* Start DATASET EXTRACT *
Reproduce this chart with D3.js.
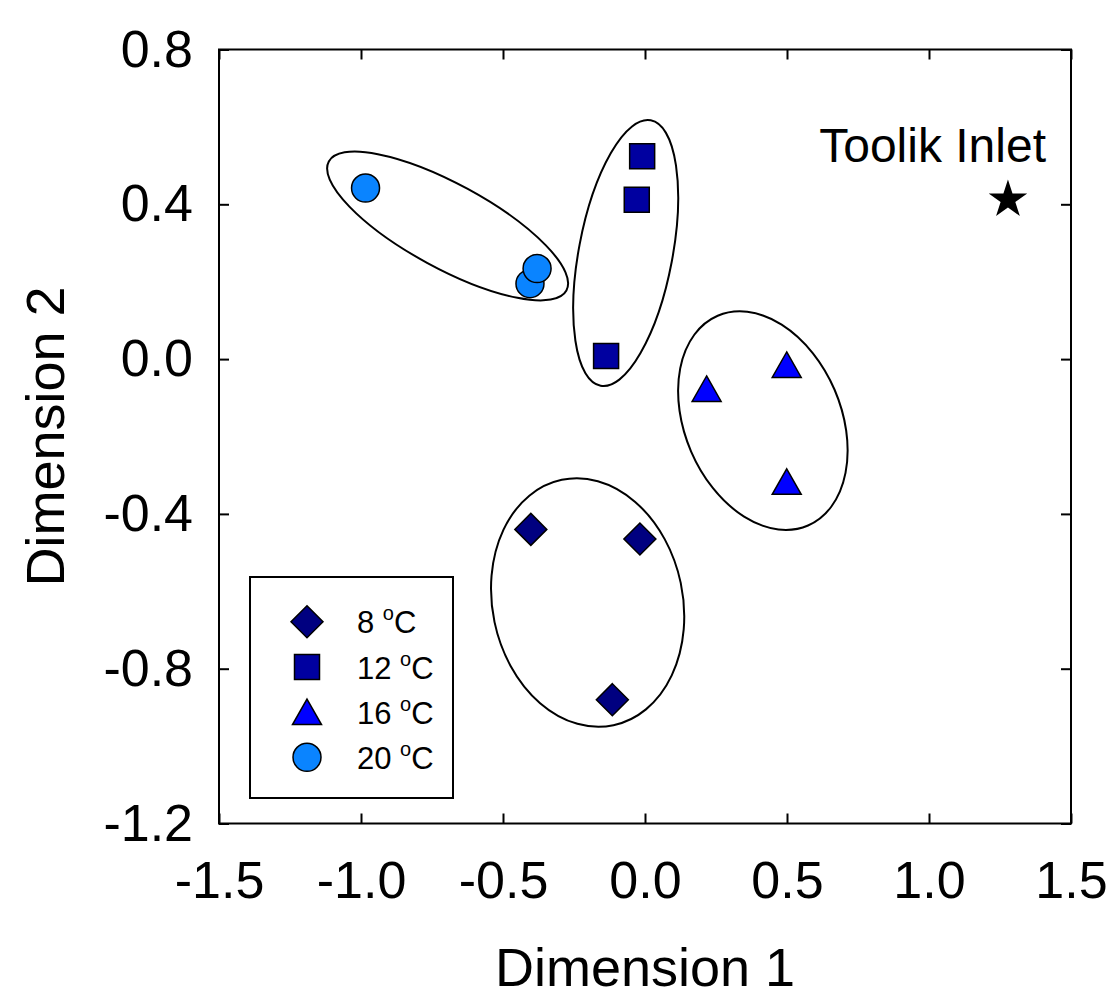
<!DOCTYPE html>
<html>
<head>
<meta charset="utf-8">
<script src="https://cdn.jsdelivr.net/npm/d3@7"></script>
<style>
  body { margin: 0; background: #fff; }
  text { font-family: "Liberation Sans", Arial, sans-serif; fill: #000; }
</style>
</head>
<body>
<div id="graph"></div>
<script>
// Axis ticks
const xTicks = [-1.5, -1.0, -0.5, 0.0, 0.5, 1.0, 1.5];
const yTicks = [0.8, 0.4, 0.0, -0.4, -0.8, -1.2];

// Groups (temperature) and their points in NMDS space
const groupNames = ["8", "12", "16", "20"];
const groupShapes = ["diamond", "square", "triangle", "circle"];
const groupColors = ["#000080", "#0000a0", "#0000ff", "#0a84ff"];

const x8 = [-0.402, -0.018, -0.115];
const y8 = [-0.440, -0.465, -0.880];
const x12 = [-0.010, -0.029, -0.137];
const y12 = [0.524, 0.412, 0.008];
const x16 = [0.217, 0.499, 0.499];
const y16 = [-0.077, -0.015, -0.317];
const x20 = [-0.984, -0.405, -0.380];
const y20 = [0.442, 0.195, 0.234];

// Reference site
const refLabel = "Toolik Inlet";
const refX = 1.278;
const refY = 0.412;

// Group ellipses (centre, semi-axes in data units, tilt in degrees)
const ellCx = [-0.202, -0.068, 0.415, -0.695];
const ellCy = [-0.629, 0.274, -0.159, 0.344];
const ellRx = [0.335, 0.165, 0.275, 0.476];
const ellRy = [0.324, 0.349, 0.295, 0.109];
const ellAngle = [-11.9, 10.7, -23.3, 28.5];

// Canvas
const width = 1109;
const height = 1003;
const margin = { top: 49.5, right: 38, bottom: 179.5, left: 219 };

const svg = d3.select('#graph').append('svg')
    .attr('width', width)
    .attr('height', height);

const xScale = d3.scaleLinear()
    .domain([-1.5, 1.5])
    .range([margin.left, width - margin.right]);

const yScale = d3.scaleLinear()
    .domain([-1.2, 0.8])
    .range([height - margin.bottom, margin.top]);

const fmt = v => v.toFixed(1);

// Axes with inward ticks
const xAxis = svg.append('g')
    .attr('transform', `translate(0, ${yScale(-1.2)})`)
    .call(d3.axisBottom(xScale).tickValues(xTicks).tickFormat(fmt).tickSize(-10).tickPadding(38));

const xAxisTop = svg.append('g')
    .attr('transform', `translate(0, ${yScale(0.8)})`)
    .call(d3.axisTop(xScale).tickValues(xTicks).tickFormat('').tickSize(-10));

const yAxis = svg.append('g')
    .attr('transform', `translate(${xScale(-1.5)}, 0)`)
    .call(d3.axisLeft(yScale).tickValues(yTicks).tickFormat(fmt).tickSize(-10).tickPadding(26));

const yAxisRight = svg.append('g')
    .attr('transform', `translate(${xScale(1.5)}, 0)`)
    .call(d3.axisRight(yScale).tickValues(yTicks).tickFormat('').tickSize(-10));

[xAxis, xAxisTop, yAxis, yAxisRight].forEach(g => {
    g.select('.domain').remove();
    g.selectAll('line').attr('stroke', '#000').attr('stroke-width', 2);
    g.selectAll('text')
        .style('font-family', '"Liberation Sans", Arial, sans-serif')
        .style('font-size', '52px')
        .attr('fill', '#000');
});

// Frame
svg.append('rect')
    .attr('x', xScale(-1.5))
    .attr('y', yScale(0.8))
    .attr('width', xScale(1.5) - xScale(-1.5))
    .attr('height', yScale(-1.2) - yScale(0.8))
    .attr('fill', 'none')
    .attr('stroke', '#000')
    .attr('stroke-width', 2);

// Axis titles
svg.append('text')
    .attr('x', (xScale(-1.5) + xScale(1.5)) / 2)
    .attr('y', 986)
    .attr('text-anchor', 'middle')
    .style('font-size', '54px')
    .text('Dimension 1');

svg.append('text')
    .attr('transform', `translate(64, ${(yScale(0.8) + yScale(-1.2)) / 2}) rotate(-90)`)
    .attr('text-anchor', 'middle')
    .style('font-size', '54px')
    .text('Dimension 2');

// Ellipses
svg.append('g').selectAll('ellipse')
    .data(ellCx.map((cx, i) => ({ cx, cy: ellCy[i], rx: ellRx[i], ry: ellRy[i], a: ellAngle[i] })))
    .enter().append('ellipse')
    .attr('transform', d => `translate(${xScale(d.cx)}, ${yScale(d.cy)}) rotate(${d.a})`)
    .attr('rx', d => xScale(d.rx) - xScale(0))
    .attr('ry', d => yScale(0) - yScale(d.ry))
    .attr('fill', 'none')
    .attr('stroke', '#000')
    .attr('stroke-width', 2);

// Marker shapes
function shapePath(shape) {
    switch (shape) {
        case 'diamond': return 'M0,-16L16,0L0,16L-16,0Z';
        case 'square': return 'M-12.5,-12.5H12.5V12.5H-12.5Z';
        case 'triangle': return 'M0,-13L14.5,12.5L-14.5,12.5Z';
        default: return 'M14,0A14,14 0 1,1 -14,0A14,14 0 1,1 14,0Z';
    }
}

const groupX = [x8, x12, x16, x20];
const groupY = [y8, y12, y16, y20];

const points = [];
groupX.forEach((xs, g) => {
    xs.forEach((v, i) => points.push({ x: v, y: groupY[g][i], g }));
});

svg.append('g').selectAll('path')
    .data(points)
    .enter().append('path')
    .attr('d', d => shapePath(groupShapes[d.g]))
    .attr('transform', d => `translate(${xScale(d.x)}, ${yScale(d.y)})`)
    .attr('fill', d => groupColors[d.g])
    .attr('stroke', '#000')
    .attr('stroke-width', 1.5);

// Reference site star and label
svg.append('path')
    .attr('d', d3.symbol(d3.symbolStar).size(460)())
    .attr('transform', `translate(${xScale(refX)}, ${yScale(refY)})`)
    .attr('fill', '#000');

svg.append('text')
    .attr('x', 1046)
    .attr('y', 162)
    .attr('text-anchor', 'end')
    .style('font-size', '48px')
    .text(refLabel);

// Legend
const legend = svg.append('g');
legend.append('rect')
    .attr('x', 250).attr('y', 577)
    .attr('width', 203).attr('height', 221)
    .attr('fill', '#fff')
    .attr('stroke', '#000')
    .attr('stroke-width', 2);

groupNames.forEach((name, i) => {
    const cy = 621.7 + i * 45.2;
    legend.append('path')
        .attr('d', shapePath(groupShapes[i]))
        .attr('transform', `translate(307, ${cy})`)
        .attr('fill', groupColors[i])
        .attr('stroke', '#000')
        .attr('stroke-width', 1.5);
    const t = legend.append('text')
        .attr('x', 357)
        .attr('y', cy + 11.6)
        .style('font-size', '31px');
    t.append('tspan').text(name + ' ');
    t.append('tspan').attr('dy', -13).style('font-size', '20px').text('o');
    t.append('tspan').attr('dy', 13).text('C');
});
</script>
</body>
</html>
* End DATASET EXTRACT *
- _GOAL_: Replicate the material above verbatim; images stay out of the copy.

- _RESULT OF THE EXERCISE_:
Reproduce this chart with D3.js.
<!DOCTYPE html>
<html>
<head>
<meta charset="utf-8">
<script src="https://cdn.jsdelivr.net/npm/d3@7"></script>
<style>
  body { margin: 0; background: #fff; }
  text { font-family: "Liberation Sans", Arial, sans-serif; fill: #000; }
</style>
</head>
<body>
<div id="graph"></div>
<script>
// Axis ticks
const xTicks = [-1.5, -1.0, -0.5, 0.0, 0.5, 1.0, 1.5];
const yTicks = [0.8, 0.4, 0.0, -0.4, -0.8, -1.2];

// Groups (temperature) and their points in NMDS space
const groupNames = ["8", "12", "16", "20"];
const groupShapes = ["diamond", "square", "triangle", "circle"];
const groupColors = ["#000080", "#0000a0", "#0000ff", "#0a84ff"];

const x8 = [-0.402, -0.018, -0.115];
const y8 = [-0.440, -0.465, -0.880];
const x12 = [-0.010, -0.029, -0.137];
const y12 = [0.524, 0.412, 0.008];
const x16 = [0.217, 0.499, 0.499];
const y16 = [-0.077, -0.015, -0.317];
const x20 = [-0.984, -0.405, -0.380];
const y20 = [0.442, 0.195, 0.234];

// Reference site
const refLabel = "Toolik Inlet";
const refX = 1.278;
const refY = 0.412;

// Group ellipses (centre, semi-axes in data units, tilt in degrees)
const ellCx = [-0.202, -0.068, 0.415, -0.695];
const ellCy = [-0.629, 0.274, -0.159, 0.344];
const ellRx = [0.335, 0.165, 0.275, 0.476];
const ellRy = [0.324, 0.349, 0.295, 0.109];
const ellAngle = [-11.9, 10.7, -23.3, 28.5];

// Canvas
const width = 1109;
const height = 1003;
const margin = { top: 49.5, right: 38, bottom: 179.5, left: 219 };

const svg = d3.select('#graph').append('svg')
    .attr('width', width)
    .attr('height', height);

const xScale = d3.scaleLinear()
    .domain([-1.5, 1.5])
    .range([margin.left, width - margin.right]);

const yScale = d3.scaleLinear()
    .domain([-1.2, 0.8])
    .range([height - margin.bottom, margin.top]);

const fmt = v => v.toFixed(1);

// Axes with inward ticks
const xAxis = svg.append('g')
    .attr('transform', `translate(0, ${yScale(-1.2)})`)
    .call(d3.axisBottom(xScale).tickValues(xTicks).tickFormat(fmt).tickSize(-10).tickPadding(38));

const xAxisTop = svg.append('g')
    .attr('transform', `translate(0, ${yScale(0.8)})`)
    .call(d3.axisTop(xScale).tickValues(xTicks).tickFormat('').tickSize(-10));

const yAxis = svg.append('g')
    .attr('transform', `translate(${xScale(-1.5)}, 0)`)
    .call(d3.axisLeft(yScale).tickValues(yTicks).tickFormat(fmt).tickSize(-10).tickPadding(26));

const yAxisRight = svg.append('g')
    .attr('transform', `translate(${xScale(1.5)}, 0)`)
    .call(d3.axisRight(yScale).tickValues(yTicks).tickFormat('').tickSize(-10));

[xAxis, xAxisTop, yAxis, yAxisRight].forEach(g => {
    g.select('.domain').remove();
    g.selectAll('line').attr('stroke', '#000').attr('stroke-width', 2);
    g.selectAll('text')
        .style('font-family', '"Liberation Sans", Arial, sans-serif')
        .style('font-size', '52px')
        .attr('fill', '#000');
});

// Frame
svg.append('rect')
    .attr('x', xScale(-1.5))
    .attr('y', yScale(0.8))
    .attr('width', xScale(1.5) - xScale(-1.5))
    .attr('height', yScale(-1.2) - yScale(0.8))
    .attr('fill', 'none')
    .attr('stroke', '#000')
    .attr('stroke-width', 2);

// Axis titles
svg.append('text')
    .attr('x', (xScale(-1.5) + xScale(1.5)) / 2)
    .attr('y', 986)
    .attr('text-anchor', 'middle')
    .style('font-size', '54px')
    .text('Dimension 1');

svg.append('text')
    .attr('transform', `translate(64, ${(yScale(0.8) + yScale(-1.2)) / 2}) rotate(-90)`)
    .attr('text-anchor', 'middle')
    .style('font-size', '54px')
    .text('Dimension 2');

// Ellipses
svg.append('g').selectAll('ellipse')
    .data(ellCx.map((cx, i) => ({ cx, cy: ellCy[i], rx: ellRx[i], ry: ellRy[i], a: ellAngle[i] })))
    .enter().append('ellipse')
    .attr('transform', d => `translate(${xScale(d.cx)}, ${yScale(d.cy)}) rotate(${d.a})`)
    .attr('rx', d => xScale(d.rx) - xScale(0))
    .attr('ry', d => yScale(0) - yScale(d.ry))
    .attr('fill', 'none')
    .attr('stroke', '#000')
    .attr('stroke-width', 2);

// Marker shapes
function shapePath(shape) {
    switch (shape) {
        case 'diamond': return 'M0,-16L16,0L0,16L-16,0Z';
        case 'square': return 'M-12.5,-12.5H12.5V12.5H-12.5Z';
        case 'triangle': return 'M0,-13L14.5,12.5L-14.5,12.5Z';
        default: return 'M14,0A14,14 0 1,1 -14,0A14,14 0 1,1 14,0Z';
    }
}

const groupX = [x8, x12, x16, x20];
const groupY = [y8, y12, y16, y20];

const points = [];
groupX.forEach((xs, g) => {
    xs.forEach((v, i) => points.push({ x: v, y: groupY[g][i], g }));
});

svg.append('g').selectAll('path')
    .data(points)
    .enter().append('path')
    .attr('d', d => shapePath(groupShapes[d.g]))
    .attr('transform', d => `translate(${xScale(d.x)}, ${yScale(d.y)})`)
    .attr('fill', d => groupColors[d.g])
    .attr('stroke', '#000')
    .attr('stroke-width', 1.5);

// Reference site star and label
svg.append('path')
    .attr('d', d3.symbol(d3.symbolStar).size(460)())
    .attr('transform', `translate(${xScale(refX)}, ${yScale(refY)})`)
    .attr('fill', '#000');

svg.append('text')
    .attr('x', 1046)
    .attr('y', 162)
    .attr('text-anchor', 'end')
    .style('font-size', '48px')
    .text(refLabel);

// Legend
const legend = svg.append('g');
legend.append('rect')
    .attr('x', 250).attr('y', 577)
    .attr('width', 203).attr('height', 221)
    .attr('fill', '#fff')
    .attr('stroke', '#000')
    .attr('stroke-width', 2);

groupNames.forEach((name, i) => {
    const cy = 621.7 + i * 45.2;
    legend.append('path')
        .attr('d', shapePath(groupShapes[i]))
        .attr('transform', `translate(307, ${cy})`)
        .attr('fill', groupColors[i])
        .attr('stroke', '#000')
        .attr('stroke-width', 1.5);
    const t = legend.append('text')
        .attr('x', 357)
        .attr('y', cy + 11.6)
        .style('font-size', '31px');
    t.append('tspan').text(name + ' ');
    t.append('tspan').attr('dy', -13).style('font-size', '20px').text('o');
    t.append('tspan').attr('dy', 13).text('C');
});
</script>
</body>
</html>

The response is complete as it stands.